* _Your objective_: Find the line containing "Convert this chart to Bokeh code." and copy it exactly, along with every line after it up to and including the line containing "xo=[16, 0], yo=[49, -23]))". Copy nothing else.

* _Records supplied_:
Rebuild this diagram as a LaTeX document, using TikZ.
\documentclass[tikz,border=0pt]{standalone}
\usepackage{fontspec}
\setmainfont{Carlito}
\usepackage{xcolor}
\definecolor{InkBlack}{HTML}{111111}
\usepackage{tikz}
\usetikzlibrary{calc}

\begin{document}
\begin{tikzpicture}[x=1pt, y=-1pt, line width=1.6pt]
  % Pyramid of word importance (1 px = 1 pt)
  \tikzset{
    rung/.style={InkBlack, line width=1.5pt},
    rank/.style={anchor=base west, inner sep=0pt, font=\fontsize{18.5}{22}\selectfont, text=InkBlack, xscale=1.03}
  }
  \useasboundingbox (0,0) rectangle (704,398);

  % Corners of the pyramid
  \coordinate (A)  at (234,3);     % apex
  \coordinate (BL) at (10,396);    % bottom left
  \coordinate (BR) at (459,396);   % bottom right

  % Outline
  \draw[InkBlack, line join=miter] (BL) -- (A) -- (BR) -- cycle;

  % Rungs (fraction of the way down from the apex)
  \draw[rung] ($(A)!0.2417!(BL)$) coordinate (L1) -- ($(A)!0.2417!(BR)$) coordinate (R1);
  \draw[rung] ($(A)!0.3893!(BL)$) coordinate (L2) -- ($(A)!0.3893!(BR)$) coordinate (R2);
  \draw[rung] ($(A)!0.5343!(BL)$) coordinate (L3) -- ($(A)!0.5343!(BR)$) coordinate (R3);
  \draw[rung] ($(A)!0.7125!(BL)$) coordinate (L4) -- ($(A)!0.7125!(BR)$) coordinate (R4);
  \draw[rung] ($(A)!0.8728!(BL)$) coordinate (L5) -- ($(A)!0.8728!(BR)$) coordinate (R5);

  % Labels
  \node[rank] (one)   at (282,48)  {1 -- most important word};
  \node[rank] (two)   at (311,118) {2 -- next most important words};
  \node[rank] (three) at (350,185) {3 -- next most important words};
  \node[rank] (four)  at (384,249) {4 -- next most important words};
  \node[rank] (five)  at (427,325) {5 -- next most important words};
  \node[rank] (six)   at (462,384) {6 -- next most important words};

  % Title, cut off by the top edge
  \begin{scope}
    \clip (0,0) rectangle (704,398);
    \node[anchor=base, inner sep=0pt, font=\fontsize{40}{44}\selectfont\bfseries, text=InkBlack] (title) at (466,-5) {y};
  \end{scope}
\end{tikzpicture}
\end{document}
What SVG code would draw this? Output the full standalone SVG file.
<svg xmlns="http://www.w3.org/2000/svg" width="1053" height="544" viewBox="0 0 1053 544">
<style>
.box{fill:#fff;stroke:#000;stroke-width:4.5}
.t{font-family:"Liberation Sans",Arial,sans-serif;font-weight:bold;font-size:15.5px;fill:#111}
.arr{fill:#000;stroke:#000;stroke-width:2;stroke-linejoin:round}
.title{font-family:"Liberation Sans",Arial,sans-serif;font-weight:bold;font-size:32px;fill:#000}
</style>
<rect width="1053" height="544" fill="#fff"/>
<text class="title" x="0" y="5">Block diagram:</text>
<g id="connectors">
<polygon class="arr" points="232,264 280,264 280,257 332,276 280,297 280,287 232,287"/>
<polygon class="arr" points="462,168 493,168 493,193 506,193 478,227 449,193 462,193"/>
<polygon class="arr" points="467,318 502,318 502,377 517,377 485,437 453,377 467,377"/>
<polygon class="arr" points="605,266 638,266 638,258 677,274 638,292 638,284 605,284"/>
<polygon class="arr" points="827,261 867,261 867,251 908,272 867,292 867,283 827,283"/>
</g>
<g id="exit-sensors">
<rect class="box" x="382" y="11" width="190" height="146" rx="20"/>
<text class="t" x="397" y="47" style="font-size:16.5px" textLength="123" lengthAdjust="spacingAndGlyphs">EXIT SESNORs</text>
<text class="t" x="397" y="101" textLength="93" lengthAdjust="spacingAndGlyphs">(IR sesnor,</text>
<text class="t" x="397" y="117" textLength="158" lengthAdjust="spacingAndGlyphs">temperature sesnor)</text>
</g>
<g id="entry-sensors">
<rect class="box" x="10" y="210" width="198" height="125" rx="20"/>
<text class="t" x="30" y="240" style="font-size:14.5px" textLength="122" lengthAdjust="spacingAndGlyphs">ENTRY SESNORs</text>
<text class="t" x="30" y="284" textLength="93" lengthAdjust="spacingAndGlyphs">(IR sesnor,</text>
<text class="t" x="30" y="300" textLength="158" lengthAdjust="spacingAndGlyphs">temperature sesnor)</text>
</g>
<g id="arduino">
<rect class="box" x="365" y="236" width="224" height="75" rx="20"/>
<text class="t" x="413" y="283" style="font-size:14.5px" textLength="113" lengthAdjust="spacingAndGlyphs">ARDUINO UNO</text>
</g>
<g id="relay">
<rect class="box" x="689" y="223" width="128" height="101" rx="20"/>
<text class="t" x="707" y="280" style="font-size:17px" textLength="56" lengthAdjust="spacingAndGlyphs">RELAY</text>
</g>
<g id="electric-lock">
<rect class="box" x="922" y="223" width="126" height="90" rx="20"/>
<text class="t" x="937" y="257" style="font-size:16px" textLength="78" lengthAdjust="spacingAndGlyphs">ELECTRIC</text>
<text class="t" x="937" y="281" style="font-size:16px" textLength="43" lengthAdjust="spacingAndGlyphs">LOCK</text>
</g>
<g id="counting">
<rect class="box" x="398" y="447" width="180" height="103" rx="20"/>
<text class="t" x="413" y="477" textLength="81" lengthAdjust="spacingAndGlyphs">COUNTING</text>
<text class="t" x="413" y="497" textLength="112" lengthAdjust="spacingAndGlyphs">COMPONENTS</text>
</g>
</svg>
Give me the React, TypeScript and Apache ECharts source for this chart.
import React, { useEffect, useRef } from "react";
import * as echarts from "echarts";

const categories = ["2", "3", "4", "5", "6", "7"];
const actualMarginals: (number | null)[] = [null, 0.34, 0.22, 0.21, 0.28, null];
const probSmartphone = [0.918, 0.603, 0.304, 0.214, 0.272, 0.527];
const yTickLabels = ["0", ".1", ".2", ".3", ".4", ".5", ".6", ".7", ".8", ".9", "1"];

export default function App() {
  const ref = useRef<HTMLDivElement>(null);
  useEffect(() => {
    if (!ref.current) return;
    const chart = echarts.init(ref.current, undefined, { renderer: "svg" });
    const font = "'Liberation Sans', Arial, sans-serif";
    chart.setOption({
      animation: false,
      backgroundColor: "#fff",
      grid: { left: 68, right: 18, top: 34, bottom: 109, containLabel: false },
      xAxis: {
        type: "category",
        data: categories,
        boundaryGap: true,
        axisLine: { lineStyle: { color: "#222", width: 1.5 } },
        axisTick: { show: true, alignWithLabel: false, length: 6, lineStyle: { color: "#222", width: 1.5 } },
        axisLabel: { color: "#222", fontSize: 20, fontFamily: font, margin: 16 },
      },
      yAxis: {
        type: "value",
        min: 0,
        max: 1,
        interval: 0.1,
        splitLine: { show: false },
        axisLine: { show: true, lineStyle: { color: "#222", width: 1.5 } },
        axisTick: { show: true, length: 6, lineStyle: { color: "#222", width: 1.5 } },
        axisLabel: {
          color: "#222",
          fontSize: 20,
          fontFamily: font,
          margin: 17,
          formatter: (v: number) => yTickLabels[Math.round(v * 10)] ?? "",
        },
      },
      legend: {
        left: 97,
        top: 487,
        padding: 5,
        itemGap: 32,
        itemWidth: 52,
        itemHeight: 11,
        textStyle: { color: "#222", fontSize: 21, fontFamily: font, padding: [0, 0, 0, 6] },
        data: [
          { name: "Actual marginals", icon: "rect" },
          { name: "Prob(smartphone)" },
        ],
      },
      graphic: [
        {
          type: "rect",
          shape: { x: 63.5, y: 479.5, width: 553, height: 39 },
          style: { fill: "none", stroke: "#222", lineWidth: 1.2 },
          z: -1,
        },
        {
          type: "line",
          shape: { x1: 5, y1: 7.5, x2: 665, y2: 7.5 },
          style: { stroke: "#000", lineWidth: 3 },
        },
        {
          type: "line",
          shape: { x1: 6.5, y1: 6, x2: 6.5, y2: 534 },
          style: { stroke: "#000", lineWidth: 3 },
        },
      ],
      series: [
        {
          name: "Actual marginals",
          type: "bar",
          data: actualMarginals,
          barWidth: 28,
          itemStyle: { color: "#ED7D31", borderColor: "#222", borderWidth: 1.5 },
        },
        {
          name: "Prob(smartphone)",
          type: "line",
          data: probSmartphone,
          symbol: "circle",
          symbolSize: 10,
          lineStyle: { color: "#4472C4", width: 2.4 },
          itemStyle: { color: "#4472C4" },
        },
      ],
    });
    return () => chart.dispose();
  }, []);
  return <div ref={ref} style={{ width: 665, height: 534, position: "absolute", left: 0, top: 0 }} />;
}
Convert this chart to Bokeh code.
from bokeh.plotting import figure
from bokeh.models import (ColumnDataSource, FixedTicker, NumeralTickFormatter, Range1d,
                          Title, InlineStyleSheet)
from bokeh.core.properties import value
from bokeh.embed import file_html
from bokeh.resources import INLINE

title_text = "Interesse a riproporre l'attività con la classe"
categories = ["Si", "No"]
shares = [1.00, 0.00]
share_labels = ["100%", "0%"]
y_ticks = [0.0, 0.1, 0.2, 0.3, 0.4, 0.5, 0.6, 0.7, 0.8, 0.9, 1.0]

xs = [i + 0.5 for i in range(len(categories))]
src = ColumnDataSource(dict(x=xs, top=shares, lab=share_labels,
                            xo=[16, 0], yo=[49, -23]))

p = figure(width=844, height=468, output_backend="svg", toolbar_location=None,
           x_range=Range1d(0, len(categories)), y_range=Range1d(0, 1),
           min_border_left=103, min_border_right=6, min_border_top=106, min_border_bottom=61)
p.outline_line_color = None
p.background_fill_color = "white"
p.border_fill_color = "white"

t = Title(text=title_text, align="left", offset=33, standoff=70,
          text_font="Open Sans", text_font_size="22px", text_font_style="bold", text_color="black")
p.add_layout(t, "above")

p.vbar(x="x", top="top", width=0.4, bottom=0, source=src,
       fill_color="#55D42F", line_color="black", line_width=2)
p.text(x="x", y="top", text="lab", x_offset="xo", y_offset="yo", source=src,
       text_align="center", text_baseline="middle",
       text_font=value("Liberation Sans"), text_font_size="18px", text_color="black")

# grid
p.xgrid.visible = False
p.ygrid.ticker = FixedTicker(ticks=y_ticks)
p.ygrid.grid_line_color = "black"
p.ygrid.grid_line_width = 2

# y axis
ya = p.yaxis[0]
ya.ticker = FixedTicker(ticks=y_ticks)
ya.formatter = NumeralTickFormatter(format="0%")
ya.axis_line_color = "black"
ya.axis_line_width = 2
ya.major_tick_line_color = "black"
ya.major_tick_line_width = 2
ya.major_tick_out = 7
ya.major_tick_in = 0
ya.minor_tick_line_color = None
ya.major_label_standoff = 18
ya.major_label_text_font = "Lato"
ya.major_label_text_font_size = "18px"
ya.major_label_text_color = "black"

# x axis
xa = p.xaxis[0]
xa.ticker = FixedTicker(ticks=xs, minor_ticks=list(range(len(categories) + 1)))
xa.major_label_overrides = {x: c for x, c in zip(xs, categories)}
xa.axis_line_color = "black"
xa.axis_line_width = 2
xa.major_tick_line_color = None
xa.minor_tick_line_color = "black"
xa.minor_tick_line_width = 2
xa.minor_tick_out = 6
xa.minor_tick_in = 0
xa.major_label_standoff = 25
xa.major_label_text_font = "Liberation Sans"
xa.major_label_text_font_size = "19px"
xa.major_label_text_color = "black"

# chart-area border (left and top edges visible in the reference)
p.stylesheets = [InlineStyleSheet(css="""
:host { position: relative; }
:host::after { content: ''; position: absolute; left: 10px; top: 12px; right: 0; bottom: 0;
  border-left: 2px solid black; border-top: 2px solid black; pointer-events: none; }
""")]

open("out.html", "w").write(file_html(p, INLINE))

* _Output_:
Convert this chart to Bokeh code.
from bokeh.plotting import figure
from bokeh.models import (ColumnDataSource, FixedTicker, NumeralTickFormatter, Range1d,
                          Title, InlineStyleSheet)
from bokeh.core.properties import value
from bokeh.embed import file_html
from bokeh.resources import INLINE

title_text = "Interesse a riproporre l'attività con la classe"
categories = ["Si", "No"]
shares = [1.00, 0.00]
share_labels = ["100%", "0%"]
y_ticks = [0.0, 0.1, 0.2, 0.3, 0.4, 0.5, 0.6, 0.7, 0.8, 0.9, 1.0]

xs = [i + 0.5 for i in range(len(categories))]
src = ColumnDataSource(dict(x=xs, top=shares, lab=share_labels,
                            xo=[16, 0], yo=[49, -23]))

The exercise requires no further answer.